▸ **Source excerpt**:
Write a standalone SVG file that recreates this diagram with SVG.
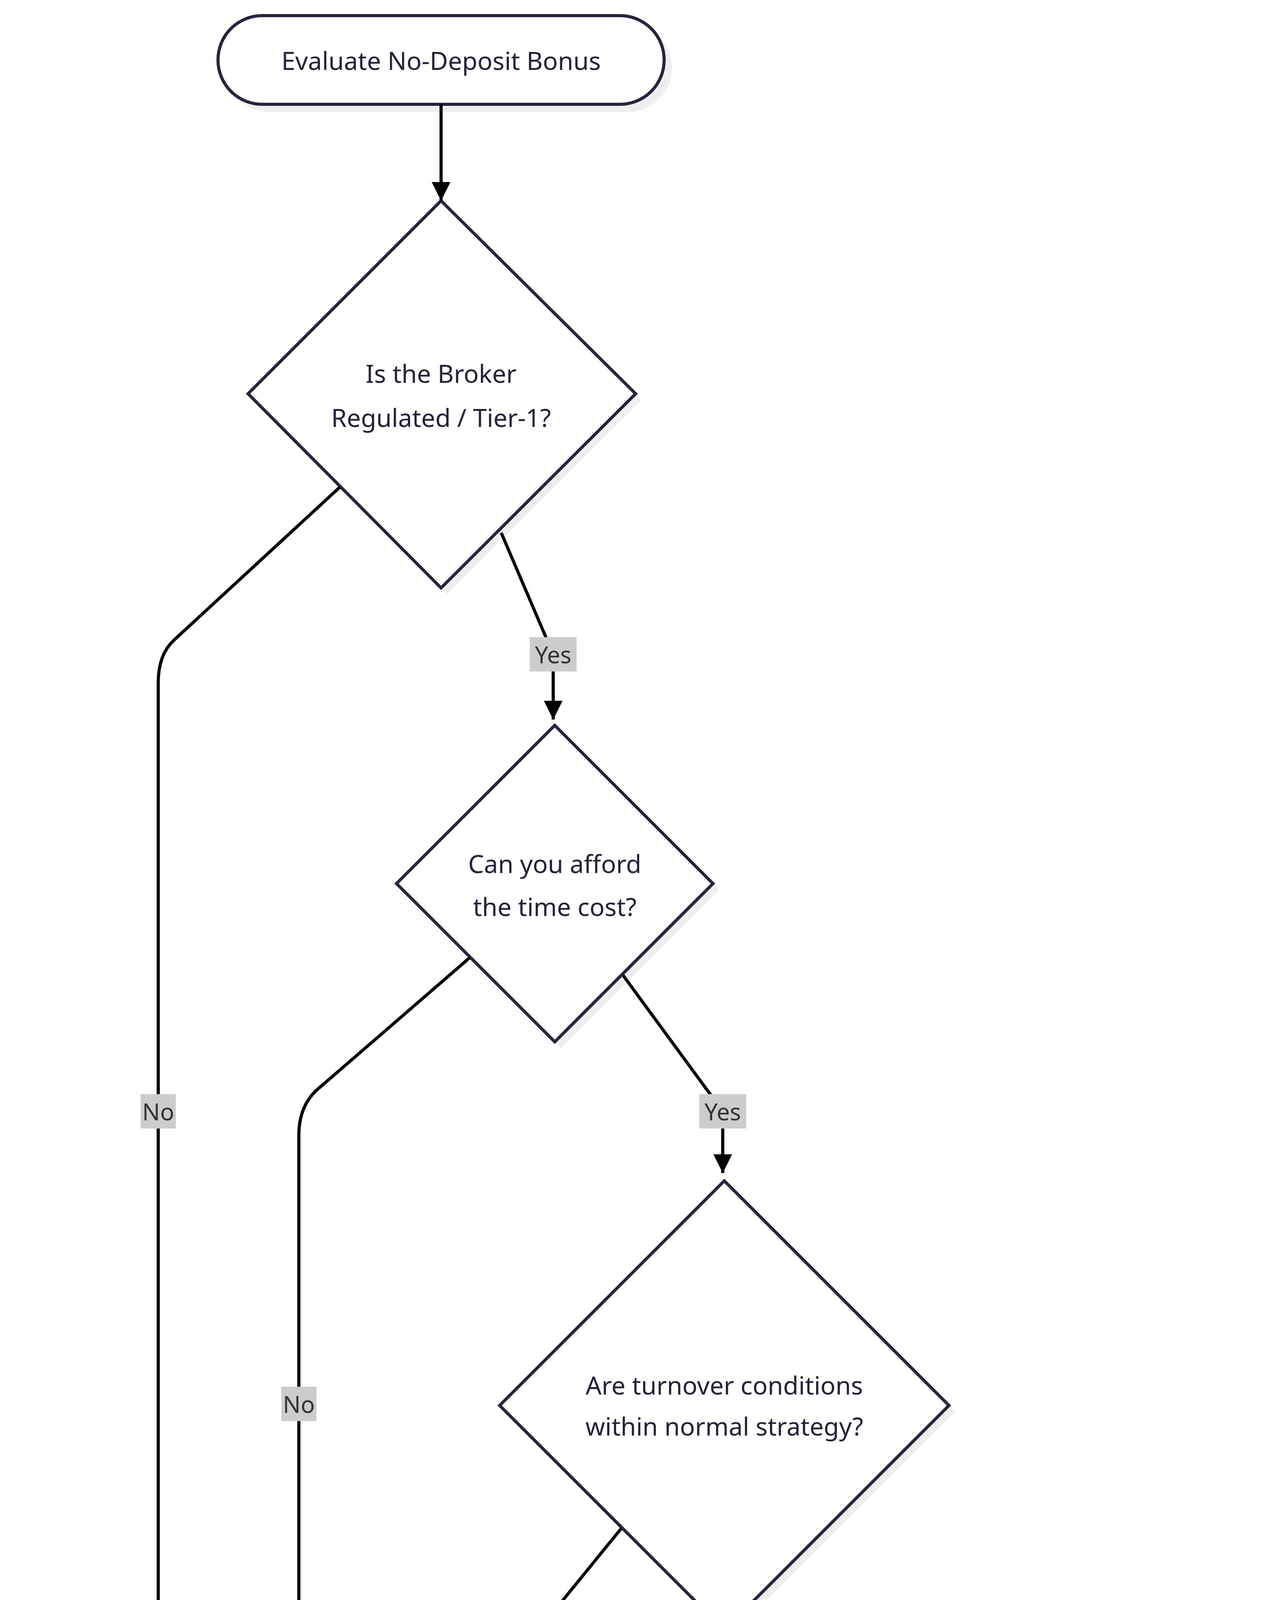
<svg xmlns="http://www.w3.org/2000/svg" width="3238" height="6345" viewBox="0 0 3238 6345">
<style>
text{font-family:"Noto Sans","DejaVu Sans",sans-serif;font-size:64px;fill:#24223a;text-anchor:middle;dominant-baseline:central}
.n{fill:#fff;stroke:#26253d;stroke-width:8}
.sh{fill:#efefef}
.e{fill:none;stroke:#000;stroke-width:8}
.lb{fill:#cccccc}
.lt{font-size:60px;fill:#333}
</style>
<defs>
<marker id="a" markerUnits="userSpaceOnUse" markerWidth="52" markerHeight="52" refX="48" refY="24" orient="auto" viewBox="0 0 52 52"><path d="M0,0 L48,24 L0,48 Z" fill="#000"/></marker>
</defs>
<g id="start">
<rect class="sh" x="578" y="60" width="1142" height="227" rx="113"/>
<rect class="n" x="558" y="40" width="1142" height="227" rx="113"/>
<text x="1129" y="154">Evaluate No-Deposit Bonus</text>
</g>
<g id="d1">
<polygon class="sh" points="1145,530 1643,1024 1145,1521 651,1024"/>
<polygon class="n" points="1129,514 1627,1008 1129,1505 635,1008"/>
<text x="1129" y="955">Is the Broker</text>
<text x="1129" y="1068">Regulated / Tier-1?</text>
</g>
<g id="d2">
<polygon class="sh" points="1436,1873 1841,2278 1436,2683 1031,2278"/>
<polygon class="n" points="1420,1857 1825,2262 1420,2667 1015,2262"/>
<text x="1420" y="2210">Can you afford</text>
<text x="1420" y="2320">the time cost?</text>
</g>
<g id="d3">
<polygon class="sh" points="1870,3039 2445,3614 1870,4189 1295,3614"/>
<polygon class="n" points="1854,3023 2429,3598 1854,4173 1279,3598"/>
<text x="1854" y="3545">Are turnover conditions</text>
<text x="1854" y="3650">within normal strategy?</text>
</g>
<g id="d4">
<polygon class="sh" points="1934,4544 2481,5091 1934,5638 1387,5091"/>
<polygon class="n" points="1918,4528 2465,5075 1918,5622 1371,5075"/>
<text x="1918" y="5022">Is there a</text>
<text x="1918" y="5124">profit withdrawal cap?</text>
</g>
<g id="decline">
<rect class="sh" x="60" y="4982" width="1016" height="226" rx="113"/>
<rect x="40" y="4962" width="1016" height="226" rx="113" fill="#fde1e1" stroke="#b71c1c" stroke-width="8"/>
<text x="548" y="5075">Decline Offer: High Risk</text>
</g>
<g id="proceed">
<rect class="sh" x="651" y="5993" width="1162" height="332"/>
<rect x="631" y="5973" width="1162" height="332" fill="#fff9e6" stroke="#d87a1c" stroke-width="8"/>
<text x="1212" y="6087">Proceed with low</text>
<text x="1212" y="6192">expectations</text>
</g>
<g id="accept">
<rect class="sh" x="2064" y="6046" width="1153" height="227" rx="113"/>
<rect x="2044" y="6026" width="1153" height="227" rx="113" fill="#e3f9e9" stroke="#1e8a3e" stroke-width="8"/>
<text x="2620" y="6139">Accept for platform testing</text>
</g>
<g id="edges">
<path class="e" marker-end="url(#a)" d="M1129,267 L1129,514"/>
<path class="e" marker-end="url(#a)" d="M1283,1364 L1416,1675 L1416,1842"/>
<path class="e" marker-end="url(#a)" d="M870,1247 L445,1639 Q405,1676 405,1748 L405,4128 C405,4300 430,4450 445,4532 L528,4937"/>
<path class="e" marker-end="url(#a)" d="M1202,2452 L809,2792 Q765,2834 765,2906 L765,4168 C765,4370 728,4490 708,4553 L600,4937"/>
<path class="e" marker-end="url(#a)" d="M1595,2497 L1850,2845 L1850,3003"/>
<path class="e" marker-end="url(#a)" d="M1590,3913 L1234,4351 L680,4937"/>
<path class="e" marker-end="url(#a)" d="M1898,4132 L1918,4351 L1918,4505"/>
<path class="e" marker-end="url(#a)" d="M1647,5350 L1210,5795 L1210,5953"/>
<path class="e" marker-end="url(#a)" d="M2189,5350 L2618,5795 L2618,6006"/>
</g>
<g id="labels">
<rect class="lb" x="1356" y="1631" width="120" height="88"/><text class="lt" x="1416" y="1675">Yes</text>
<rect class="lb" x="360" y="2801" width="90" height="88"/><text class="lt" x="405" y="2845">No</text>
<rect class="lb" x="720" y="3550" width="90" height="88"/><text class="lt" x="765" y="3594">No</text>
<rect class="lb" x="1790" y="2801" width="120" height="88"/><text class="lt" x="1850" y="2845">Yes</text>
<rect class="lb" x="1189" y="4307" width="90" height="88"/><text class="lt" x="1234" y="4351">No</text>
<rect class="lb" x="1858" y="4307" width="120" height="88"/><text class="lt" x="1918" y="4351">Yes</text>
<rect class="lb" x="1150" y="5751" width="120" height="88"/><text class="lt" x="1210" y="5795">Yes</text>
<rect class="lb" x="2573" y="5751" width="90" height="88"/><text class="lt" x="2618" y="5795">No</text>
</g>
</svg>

▸ **What is needed**: Repeat the material above in full and exactly, omitting the pictures.

▸ **Exercise result**:
Write a standalone SVG file that recreates this diagram with SVG.
<svg xmlns="http://www.w3.org/2000/svg" width="3238" height="6345" viewBox="0 0 3238 6345">
<style>
text{font-family:"Noto Sans","DejaVu Sans",sans-serif;font-size:64px;fill:#24223a;text-anchor:middle;dominant-baseline:central}
.n{fill:#fff;stroke:#26253d;stroke-width:8}
.sh{fill:#efefef}
.e{fill:none;stroke:#000;stroke-width:8}
.lb{fill:#cccccc}
.lt{font-size:60px;fill:#333}
</style>
<defs>
<marker id="a" markerUnits="userSpaceOnUse" markerWidth="52" markerHeight="52" refX="48" refY="24" orient="auto" viewBox="0 0 52 52"><path d="M0,0 L48,24 L0,48 Z" fill="#000"/></marker>
</defs>
<g id="start">
<rect class="sh" x="578" y="60" width="1142" height="227" rx="113"/>
<rect class="n" x="558" y="40" width="1142" height="227" rx="113"/>
<text x="1129" y="154">Evaluate No-Deposit Bonus</text>
</g>
<g id="d1">
<polygon class="sh" points="1145,530 1643,1024 1145,1521 651,1024"/>
<polygon class="n" points="1129,514 1627,1008 1129,1505 635,1008"/>
<text x="1129" y="955">Is the Broker</text>
<text x="1129" y="1068">Regulated / Tier-1?</text>
</g>
<g id="d2">
<polygon class="sh" points="1436,1873 1841,2278 1436,2683 1031,2278"/>
<polygon class="n" points="1420,1857 1825,2262 1420,2667 1015,2262"/>
<text x="1420" y="2210">Can you afford</text>
<text x="1420" y="2320">the time cost?</text>
</g>
<g id="d3">
<polygon class="sh" points="1870,3039 2445,3614 1870,4189 1295,3614"/>
<polygon class="n" points="1854,3023 2429,3598 1854,4173 1279,3598"/>
<text x="1854" y="3545">Are turnover conditions</text>
<text x="1854" y="3650">within normal strategy?</text>
</g>
<g id="d4">
<polygon class="sh" points="1934,4544 2481,5091 1934,5638 1387,5091"/>
<polygon class="n" points="1918,4528 2465,5075 1918,5622 1371,5075"/>
<text x="1918" y="5022">Is there a</text>
<text x="1918" y="5124">profit withdrawal cap?</text>
</g>
<g id="decline">
<rect class="sh" x="60" y="4982" width="1016" height="226" rx="113"/>
<rect x="40" y="4962" width="1016" height="226" rx="113" fill="#fde1e1" stroke="#b71c1c" stroke-width="8"/>
<text x="548" y="5075">Decline Offer: High Risk</text>
</g>
<g id="proceed">
<rect class="sh" x="651" y="5993" width="1162" height="332"/>
<rect x="631" y="5973" width="1162" height="332" fill="#fff9e6" stroke="#d87a1c" stroke-width="8"/>
<text x="1212" y="6087">Proceed with low</text>
<text x="1212" y="6192">expectations</text>
</g>
<g id="accept">
<rect class="sh" x="2064" y="6046" width="1153" height="227" rx="113"/>
<rect x="2044" y="6026" width="1153" height="227" rx="113" fill="#e3f9e9" stroke="#1e8a3e" stroke-width="8"/>
<text x="2620" y="6139">Accept for platform testing</text>
</g>
<g id="edges">
<path class="e" marker-end="url(#a)" d="M1129,267 L1129,514"/>
<path class="e" marker-end="url(#a)" d="M1283,1364 L1416,1675 L1416,1842"/>
<path class="e" marker-end="url(#a)" d="M870,1247 L445,1639 Q405,1676 405,1748 L405,4128 C405,4300 430,4450 445,4532 L528,4937"/>
<path class="e" marker-end="url(#a)" d="M1202,2452 L809,2792 Q765,2834 765,2906 L765,4168 C765,4370 728,4490 708,4553 L600,4937"/>
<path class="e" marker-end="url(#a)" d="M1595,2497 L1850,2845 L1850,3003"/>
<path class="e" marker-end="url(#a)" d="M1590,3913 L1234,4351 L680,4937"/>
<path class="e" marker-end="url(#a)" d="M1898,4132 L1918,4351 L1918,4505"/>
<path class="e" marker-end="url(#a)" d="M1647,5350 L1210,5795 L1210,5953"/>
<path class="e" marker-end="url(#a)" d="M2189,5350 L2618,5795 L2618,6006"/>
</g>
<g id="labels">
<rect class="lb" x="1356" y="1631" width="120" height="88"/><text class="lt" x="1416" y="1675">Yes</text>
<rect class="lb" x="360" y="2801" width="90" height="88"/><text class="lt" x="405" y="2845">No</text>
<rect class="lb" x="720" y="3550" width="90" height="88"/><text class="lt" x="765" y="3594">No</text>
<rect class="lb" x="1790" y="2801" width="120" height="88"/><text class="lt" x="1850" y="2845">Yes</text>
<rect class="lb" x="1189" y="4307" width="90" height="88"/><text class="lt" x="1234" y="4351">No</text>
<rect class="lb" x="1858" y="4307" width="120" height="88"/><text class="lt" x="1918" y="4351">Yes</text>
<rect class="lb" x="1150" y="5751" width="120" height="88"/><text class="lt" x="1210" y="5795">Yes</text>
<rect class="lb" x="2573" y="5751" width="90" height="88"/><text class="lt" x="2618" y="5795">No</text>
</g>
</svg>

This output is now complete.